Ce samedi 11 janvier en début d’après-midi, une foule aussi nombreuse que diverse est réunie, sous un ciel bleu et ensoleillé, à Bayonne. Il est 14 heures et bientôt, une manifestation convoquée par les Artisans de la Paix doit démarrer de Lauga. Elle a lieu sous le slogan « Maintenant les prisonniers ».
Après avoir mangé une paëlla à la place Patxa ou partagé un pique-nique assis au bord de l’eau, des petits groupes se dirigent vers le lieu de rendez-vous. Parmi eux, Michel Jorajuria d’Ascain est venu un makila à la main. « Les armes ont été déposées il y a presque 10 ans. Aujourd’hui j’ai un makila pour exiger le respect au Pays Basque ». Il parle de « paix », une paix qui passe « par le respect de l’identité, de la culture et par la résolution de la problématique des prisonniers ». Ils sont actuellement 243, dispersés dans les prisons françaises et espagnoles. « Certains sont gravement malades, d’autres sont libérables ». Il est urgent, d’après Michel, « de mettre un terme à cette problématique ».
Tout autour, des bénévoles sont identifiables grâce aux gilets bleus avec une main dessinée dessus. Jeunes pour la plupart, ils sont environ 200 à avoir répondu à l’appel des organisateurs pour assurer le bon déroulé de la manifestation. Parmi eux, Lauréna Haurat, doctorante en sociologie, explique sa présence : « je trouve cela important d’apporter sa pièce à l’édifice. C’est important de se mobiliser pour les prisonniers, et nous sommes là pour rappeler à Emmanuel Macron ses engagements ». Elle fait référence aux propos du Président français tenus le 17 mai 2019, à Biarritz : « Ne faisons pas bégayer l’Histoire ».
Lauréna Haurat, doctorante en sociologie. ©Nahia Garat
Cette même phrase est inscrite sur une banderole, tenue par dix jeunes. Ils sont lycéens, étudiants, sportifs de haut niveau, membre de mouvements divers dont Youth for climate, Hegalaldia, Azia. « Le gouvernement doit nous écouter. Il y a un sérieux problème avec les prisonniers. Nous voulons la résolution du conflit basque », explique Zibel Amestoy, 21 ans, danseuse professionnelle à Bilaka.
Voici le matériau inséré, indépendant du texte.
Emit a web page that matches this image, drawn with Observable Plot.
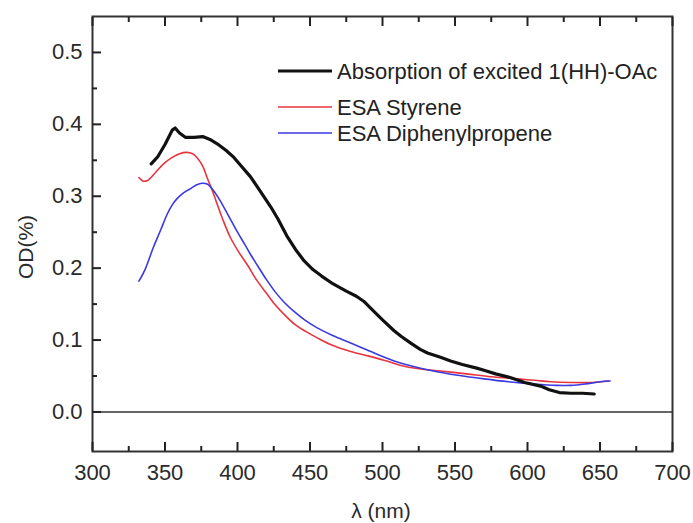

A ses côtés, Aitzol Gil de San Vicente, fils d’anciens prisonniers basques, explique que des jeunes issus d’origines et de milieux différents sont réunis pour montrer leur « engagement avec le processus de paix et la résolution du conflit basque. « Nous sommes l’avenir du Pays Basque et notre rôle est de créer un avenir sans prisonnier politique basque », affirme-t-il.
Aitzol Gil de San Vicente, fils d’anciens prisonniers basques. ©Nahia Garat
Un peu plus loin, Ninon, originaire de Charente et habitant Hendaye, explique sa présence à la manifestation. « Quand on regarde ne serait-ce que les cartes où sont placés les prisonniers, il y a des choses qui sont aberrantes : certains sont emprisonnés depuis 30 ans, il y en a qui pourraient être libérés mais ne le sont pas. On est là pour dire qu’on n’est pas d’accord ». A ses côtés, Yoann tient un makila à la main : « il représente la volonté et la puissance avec laquelle il faut qu’on fasse respecter les promesses faites par les chefs d’Etat ».
Au son des cloches des joaldun, la foule s’écarte. C’est le son du départ de la manifestation. Bientôt, un cortège prendra forme. Suivant les pas des joaldun, douze tracteurs se mettent en marche. Ils sont suivis par les proches et familles des prisonniers basques. Ceux-ci portent un tissu géant de couleur bleu. Tout en tenant un bout, Ana explique que son fils est en prison depuis dix ans. « Après avoir été incarcéré dans dix prisons différentes de l’Etat français, il se trouve maintenant au centre pénitentiaire de Lannemezan ». Elle ajoute que « tant qu’il y aura des prisonniers, nous continuerons à manifester ». Hegoa Arakama, habitante de St-Michel, se trouve aussi parmi eux. Cela fait plus de 20 ans que son père est incarcéré. Il se trouve actuellement à Séville, à plus de 1 000 kilomètres du domicile de la famille de sa fille. Il est temps, d’après elle, que le gouvernement « passe des paroles aux actes » pour la résolution du conflit au Pays Basque.
Les proches et familles des prisonniers basques. ©Nahia Garat
A l’issue de la manifestation, devant la scène, la place de la République est pleine. Le soleil couchant, ils lèvent leurs bâtons et continuent de scander : « Presoak Etxera ! » (Les prisonniers à la maison, en basque).